• [Set problem]
Output all lines exactly, with nothing added or dropped.
========
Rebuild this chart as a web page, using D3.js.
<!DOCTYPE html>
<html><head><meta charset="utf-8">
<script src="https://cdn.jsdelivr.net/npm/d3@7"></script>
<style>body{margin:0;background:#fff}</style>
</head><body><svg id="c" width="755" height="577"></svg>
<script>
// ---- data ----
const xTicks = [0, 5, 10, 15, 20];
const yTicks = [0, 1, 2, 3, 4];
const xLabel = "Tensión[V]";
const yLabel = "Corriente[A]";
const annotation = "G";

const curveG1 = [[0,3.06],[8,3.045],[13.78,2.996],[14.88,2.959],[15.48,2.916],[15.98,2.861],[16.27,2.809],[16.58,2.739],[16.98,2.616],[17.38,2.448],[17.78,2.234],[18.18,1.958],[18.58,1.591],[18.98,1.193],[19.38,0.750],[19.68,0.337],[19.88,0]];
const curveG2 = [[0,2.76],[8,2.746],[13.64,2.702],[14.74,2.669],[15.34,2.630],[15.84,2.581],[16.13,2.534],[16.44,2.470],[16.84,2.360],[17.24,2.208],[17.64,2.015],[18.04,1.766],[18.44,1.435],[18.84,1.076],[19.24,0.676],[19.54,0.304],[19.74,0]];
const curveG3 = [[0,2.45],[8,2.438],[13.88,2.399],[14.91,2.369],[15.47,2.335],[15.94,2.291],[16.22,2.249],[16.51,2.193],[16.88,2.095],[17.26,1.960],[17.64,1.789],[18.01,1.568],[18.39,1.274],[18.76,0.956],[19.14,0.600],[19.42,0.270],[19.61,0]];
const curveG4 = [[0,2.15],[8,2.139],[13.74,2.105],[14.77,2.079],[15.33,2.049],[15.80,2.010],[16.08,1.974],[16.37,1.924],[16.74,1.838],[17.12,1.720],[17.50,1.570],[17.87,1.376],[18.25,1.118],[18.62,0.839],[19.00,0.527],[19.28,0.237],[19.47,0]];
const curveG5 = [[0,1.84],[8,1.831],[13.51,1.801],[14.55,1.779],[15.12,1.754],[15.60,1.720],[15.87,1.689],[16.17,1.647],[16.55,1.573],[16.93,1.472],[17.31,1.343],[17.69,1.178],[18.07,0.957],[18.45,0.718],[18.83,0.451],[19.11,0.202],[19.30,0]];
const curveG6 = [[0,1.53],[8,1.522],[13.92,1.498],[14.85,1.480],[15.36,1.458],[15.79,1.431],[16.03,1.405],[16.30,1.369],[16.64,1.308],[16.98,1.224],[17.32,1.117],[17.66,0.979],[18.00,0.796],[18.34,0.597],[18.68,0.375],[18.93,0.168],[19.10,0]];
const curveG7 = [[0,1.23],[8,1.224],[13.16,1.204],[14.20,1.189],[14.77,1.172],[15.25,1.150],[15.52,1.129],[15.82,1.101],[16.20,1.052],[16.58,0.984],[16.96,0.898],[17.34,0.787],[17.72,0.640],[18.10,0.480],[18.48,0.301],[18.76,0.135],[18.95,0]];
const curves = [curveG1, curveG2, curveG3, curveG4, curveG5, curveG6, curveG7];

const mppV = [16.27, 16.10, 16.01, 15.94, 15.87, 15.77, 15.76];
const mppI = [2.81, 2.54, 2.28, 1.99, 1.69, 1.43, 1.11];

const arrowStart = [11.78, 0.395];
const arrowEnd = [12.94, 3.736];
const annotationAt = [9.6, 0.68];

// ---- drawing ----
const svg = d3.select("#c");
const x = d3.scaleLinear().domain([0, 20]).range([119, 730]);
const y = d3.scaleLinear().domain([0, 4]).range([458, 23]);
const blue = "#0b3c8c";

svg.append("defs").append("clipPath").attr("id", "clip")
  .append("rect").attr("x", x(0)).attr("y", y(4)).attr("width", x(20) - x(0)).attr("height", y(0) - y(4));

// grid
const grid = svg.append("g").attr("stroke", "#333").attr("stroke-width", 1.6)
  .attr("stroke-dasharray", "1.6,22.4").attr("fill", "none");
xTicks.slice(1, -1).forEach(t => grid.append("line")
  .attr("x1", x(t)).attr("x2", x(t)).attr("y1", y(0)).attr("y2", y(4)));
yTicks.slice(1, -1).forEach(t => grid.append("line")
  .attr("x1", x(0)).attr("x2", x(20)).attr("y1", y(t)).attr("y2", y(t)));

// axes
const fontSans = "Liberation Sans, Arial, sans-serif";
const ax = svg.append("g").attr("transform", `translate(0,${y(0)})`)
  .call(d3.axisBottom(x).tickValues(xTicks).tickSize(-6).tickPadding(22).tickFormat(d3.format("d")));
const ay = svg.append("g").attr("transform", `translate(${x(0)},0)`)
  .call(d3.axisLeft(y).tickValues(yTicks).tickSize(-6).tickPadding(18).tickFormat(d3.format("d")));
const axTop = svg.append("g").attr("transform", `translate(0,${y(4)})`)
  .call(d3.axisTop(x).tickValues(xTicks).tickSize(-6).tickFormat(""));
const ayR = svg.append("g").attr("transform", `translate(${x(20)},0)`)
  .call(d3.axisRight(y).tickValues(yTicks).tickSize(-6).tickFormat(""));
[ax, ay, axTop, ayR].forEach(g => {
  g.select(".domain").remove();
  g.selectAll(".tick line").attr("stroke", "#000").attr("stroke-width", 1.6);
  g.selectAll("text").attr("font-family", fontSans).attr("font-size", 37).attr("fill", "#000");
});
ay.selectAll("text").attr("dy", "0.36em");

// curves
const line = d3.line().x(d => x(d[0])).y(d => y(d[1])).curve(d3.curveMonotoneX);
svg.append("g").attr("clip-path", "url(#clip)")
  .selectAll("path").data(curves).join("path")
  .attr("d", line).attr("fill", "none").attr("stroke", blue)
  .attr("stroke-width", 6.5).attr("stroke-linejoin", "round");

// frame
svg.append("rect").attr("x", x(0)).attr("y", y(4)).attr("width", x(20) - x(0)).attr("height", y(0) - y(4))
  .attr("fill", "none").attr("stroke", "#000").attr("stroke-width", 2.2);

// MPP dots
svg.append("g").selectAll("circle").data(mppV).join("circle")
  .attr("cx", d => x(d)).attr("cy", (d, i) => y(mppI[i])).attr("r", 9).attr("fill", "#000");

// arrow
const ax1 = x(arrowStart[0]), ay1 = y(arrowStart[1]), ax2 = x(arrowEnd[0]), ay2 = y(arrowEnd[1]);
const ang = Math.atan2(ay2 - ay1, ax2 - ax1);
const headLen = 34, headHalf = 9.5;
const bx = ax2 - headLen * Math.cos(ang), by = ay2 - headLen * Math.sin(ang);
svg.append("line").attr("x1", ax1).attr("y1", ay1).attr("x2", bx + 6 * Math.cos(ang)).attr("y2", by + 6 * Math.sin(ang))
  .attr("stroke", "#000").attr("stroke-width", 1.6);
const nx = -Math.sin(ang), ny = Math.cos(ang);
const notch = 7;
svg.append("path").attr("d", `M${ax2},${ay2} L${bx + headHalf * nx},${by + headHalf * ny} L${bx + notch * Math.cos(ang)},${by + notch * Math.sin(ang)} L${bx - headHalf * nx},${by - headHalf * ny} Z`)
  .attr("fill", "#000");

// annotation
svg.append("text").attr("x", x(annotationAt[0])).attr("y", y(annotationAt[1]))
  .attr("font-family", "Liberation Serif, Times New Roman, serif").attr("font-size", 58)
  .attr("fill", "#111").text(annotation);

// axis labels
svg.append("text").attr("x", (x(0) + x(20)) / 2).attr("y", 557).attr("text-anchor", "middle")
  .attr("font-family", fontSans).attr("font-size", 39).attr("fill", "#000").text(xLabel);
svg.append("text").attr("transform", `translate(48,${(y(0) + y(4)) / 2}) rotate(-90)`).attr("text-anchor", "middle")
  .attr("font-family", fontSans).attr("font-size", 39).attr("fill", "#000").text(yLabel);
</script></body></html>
========
• [Exercise result]
Rebuild this chart as a web page, using D3.js.
<!DOCTYPE html>
<html><head><meta charset="utf-8">
<script src="https://cdn.jsdelivr.net/npm/d3@7"></script>
<style>body{margin:0;background:#fff}</style>
</head><body><svg id="c" width="755" height="577"></svg>
<script>
// ---- data ----
const xTicks = [0, 5, 10, 15, 20];
const yTicks = [0, 1, 2, 3, 4];
const xLabel = "Tensión[V]";
const yLabel = "Corriente[A]";
const annotation = "G";

const curveG1 = [[0,3.06],[8,3.045],[13.78,2.996],[14.88,2.959],[15.48,2.916],[15.98,2.861],[16.27,2.809],[16.58,2.739],[16.98,2.616],[17.38,2.448],[17.78,2.234],[18.18,1.958],[18.58,1.591],[18.98,1.193],[19.38,0.750],[19.68,0.337],[19.88,0]];
const curveG2 = [[0,2.76],[8,2.746],[13.64,2.702],[14.74,2.669],[15.34,2.630],[15.84,2.581],[16.13,2.534],[16.44,2.470],[16.84,2.360],[17.24,2.208],[17.64,2.015],[18.04,1.766],[18.44,1.435],[18.84,1.076],[19.24,0.676],[19.54,0.304],[19.74,0]];
const curveG3 = [[0,2.45],[8,2.438],[13.88,2.399],[14.91,2.369],[15.47,2.335],[15.94,2.291],[16.22,2.249],[16.51,2.193],[16.88,2.095],[17.26,1.960],[17.64,1.789],[18.01,1.568],[18.39,1.274],[18.76,0.956],[19.14,0.600],[19.42,0.270],[19.61,0]];
const curveG4 = [[0,2.15],[8,2.139],[13.74,2.105],[14.77,2.079],[15.33,2.049],[15.80,2.010],[16.08,1.974],[16.37,1.924],[16.74,1.838],[17.12,1.720],[17.50,1.570],[17.87,1.376],[18.25,1.118],[18.62,0.839],[19.00,0.527],[19.28,0.237],[19.47,0]];
const curveG5 = [[0,1.84],[8,1.831],[13.51,1.801],[14.55,1.779],[15.12,1.754],[15.60,1.720],[15.87,1.689],[16.17,1.647],[16.55,1.573],[16.93,1.472],[17.31,1.343],[17.69,1.178],[18.07,0.957],[18.45,0.718],[18.83,0.451],[19.11,0.202],[19.30,0]];
const curveG6 = [[0,1.53],[8,1.522],[13.92,1.498],[14.85,1.480],[15.36,1.458],[15.79,1.431],[16.03,1.405],[16.30,1.369],[16.64,1.308],[16.98,1.224],[17.32,1.117],[17.66,0.979],[18.00,0.796],[18.34,0.597],[18.68,0.375],[18.93,0.168],[19.10,0]];
const curveG7 = [[0,1.23],[8,1.224],[13.16,1.204],[14.20,1.189],[14.77,1.172],[15.25,1.150],[15.52,1.129],[15.82,1.101],[16.20,1.052],[16.58,0.984],[16.96,0.898],[17.34,0.787],[17.72,0.640],[18.10,0.480],[18.48,0.301],[18.76,0.135],[18.95,0]];
const curves = [curveG1, curveG2, curveG3, curveG4, curveG5, curveG6, curveG7];

const mppV = [16.27, 16.10, 16.01, 15.94, 15.87, 15.77, 15.76];
const mppI = [2.81, 2.54, 2.28, 1.99, 1.69, 1.43, 1.11];

const arrowStart = [11.78, 0.395];
const arrowEnd = [12.94, 3.736];
const annotationAt = [9.6, 0.68];

// ---- drawing ----
const svg = d3.select("#c");
const x = d3.scaleLinear().domain([0, 20]).range([119, 730]);
const y = d3.scaleLinear().domain([0, 4]).range([458, 23]);
const blue = "#0b3c8c";

svg.append("defs").append("clipPath").attr("id", "clip")
  .append("rect").attr("x", x(0)).attr("y", y(4)).attr("width", x(20) - x(0)).attr("height", y(0) - y(4));

// grid
const grid = svg.append("g").attr("stroke", "#333").attr("stroke-width", 1.6)
  .attr("stroke-dasharray", "1.6,22.4").attr("fill", "none");
xTicks.slice(1, -1).forEach(t => grid.append("line")
  .attr("x1", x(t)).attr("x2", x(t)).attr("y1", y(0)).attr("y2", y(4)));
yTicks.slice(1, -1).forEach(t => grid.append("line")
  .attr("x1", x(0)).attr("x2", x(20)).attr("y1", y(t)).attr("y2", y(t)));

// axes
const fontSans = "Liberation Sans, Arial, sans-serif";
const ax = svg.append("g").attr("transform", `translate(0,${y(0)})`)
  .call(d3.axisBottom(x).tickValues(xTicks).tickSize(-6).tickPadding(22).tickFormat(d3.format("d")));
const ay = svg.append("g").attr("transform", `translate(${x(0)},0)`)
  .call(d3.axisLeft(y).tickValues(yTicks).tickSize(-6).tickPadding(18).tickFormat(d3.format("d")));
const axTop = svg.append("g").attr("transform", `translate(0,${y(4)})`)
  .call(d3.axisTop(x).tickValues(xTicks).tickSize(-6).tickFormat(""));
const ayR = svg.append("g").attr("transform", `translate(${x(20)},0)`)
  .call(d3.axisRight(y).tickValues(yTicks).tickSize(-6).tickFormat(""));
[ax, ay, axTop, ayR].forEach(g => {
  g.select(".domain").remove();
  g.selectAll(".tick line").attr("stroke", "#000").attr("stroke-width", 1.6);
  g.selectAll("text").attr("font-family", fontSans).attr("font-size", 37).attr("fill", "#000");
});
ay.selectAll("text").attr("dy", "0.36em");

// curves
const line = d3.line().x(d => x(d[0])).y(d => y(d[1])).curve(d3.curveMonotoneX);
svg.append("g").attr("clip-path", "url(#clip)")
  .selectAll("path").data(curves).join("path")
  .attr("d", line).attr("fill", "none").attr("stroke", blue)
  .attr("stroke-width", 6.5).attr("stroke-linejoin", "round");

// frame
svg.append("rect").attr("x", x(0)).attr("y", y(4)).attr("width", x(20) - x(0)).attr("height", y(0) - y(4))
  .attr("fill", "none").attr("stroke", "#000").attr("stroke-width", 2.2);

// MPP dots
svg.append("g").selectAll("circle").data(mppV).join("circle")
  .attr("cx", d => x(d)).attr("cy", (d, i) => y(mppI[i])).attr("r", 9).attr("fill", "#000");

// arrow
const ax1 = x(arrowStart[0]), ay1 = y(arrowStart[1]), ax2 = x(arrowEnd[0]), ay2 = y(arrowEnd[1]);
const ang = Math.atan2(ay2 - ay1, ax2 - ax1);
const headLen = 34, headHalf = 9.5;
const bx = ax2 - headLen * Math.cos(ang), by = ay2 - headLen * Math.sin(ang);
svg.append("line").attr("x1", ax1).attr("y1", ay1).attr("x2", bx + 6 * Math.cos(ang)).attr("y2", by + 6 * Math.sin(ang))
  .attr("stroke", "#000").attr("stroke-width", 1.6);
const nx = -Math.sin(ang), ny = Math.cos(ang);
const notch = 7;
svg.append("path").attr("d", `M${ax2},${ay2} L${bx + headHalf * nx},${by + headHalf * ny} L${bx + notch * Math.cos(ang)},${by + notch * Math.sin(ang)} L${bx - headHalf * nx},${by - headHalf * ny} Z`)
  .attr("fill", "#000");

// annotation
svg.append("text").attr("x", x(annotationAt[0])).attr("y", y(annotationAt[1]))
  .attr("font-family", "Liberation Serif, Times New Roman, serif").attr("font-size", 58)
  .attr("fill", "#111").text(annotation);

// axis labels
svg.append("text").attr("x", (x(0) + x(20)) / 2).attr("y", 557).attr("text-anchor", "middle")
  .attr("font-family", fontSans).attr("font-size", 39).attr("fill", "#000").text(xLabel);
svg.append("text").attr("transform", `translate(48,${(y(0) + y(4)) / 2}) rotate(-90)`).attr("text-anchor", "middle")
  .attr("font-family", fontSans).attr("font-size", 39).attr("fill", "#000").text(yLabel);
</script></body></html>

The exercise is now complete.